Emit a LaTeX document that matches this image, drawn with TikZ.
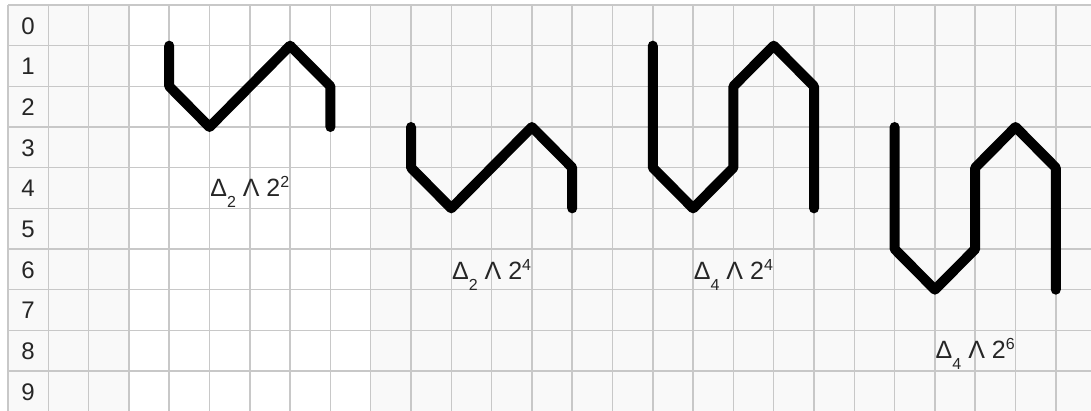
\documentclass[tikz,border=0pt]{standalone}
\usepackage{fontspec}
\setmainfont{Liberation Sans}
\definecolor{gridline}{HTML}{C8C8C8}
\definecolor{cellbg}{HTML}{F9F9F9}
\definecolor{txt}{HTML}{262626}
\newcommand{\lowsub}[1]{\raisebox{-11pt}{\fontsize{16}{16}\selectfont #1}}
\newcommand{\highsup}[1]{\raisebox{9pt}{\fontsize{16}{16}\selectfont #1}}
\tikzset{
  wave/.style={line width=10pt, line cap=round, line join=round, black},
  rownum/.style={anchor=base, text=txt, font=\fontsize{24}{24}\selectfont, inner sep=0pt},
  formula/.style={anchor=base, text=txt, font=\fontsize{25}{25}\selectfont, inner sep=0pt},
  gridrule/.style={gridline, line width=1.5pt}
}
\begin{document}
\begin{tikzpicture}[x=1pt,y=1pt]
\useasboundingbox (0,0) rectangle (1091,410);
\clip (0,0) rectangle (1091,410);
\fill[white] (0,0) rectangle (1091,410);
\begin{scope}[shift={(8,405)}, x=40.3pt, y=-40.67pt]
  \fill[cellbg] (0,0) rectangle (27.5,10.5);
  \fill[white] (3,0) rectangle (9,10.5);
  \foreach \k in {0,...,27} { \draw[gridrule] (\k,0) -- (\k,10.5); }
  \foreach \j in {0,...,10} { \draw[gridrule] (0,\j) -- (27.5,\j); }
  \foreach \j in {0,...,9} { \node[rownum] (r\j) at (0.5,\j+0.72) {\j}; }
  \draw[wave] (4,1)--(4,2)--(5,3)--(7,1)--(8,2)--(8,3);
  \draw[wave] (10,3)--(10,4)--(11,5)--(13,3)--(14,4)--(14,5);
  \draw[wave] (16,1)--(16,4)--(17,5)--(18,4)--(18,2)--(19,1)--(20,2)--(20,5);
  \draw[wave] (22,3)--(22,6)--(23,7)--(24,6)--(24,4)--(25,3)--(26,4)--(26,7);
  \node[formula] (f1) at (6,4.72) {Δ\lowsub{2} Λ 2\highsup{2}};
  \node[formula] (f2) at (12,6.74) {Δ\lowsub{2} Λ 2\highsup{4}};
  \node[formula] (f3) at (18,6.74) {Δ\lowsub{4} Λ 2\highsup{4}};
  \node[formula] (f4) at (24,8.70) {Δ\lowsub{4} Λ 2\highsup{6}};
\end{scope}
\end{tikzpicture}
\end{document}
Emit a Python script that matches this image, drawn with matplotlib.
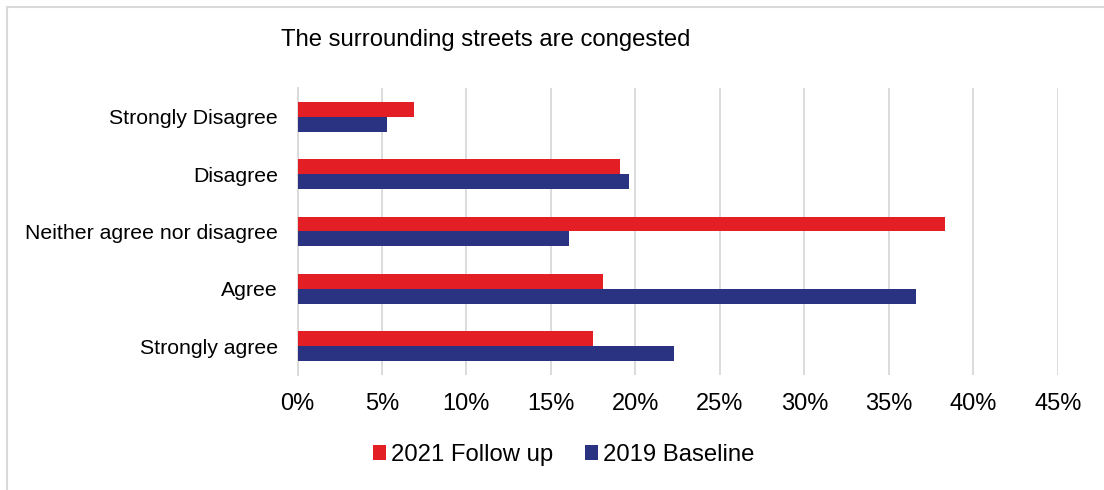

◇ ◇ ◇ ◇ ◇ ◇ ◇

# [Written task]
Return every line of the preceding records in which the word "with" appears.

# [Task output]
Emit a LaTeX document that matches this image, drawn with TikZ.
Emit a Python script that matches this image, drawn with matplotlib.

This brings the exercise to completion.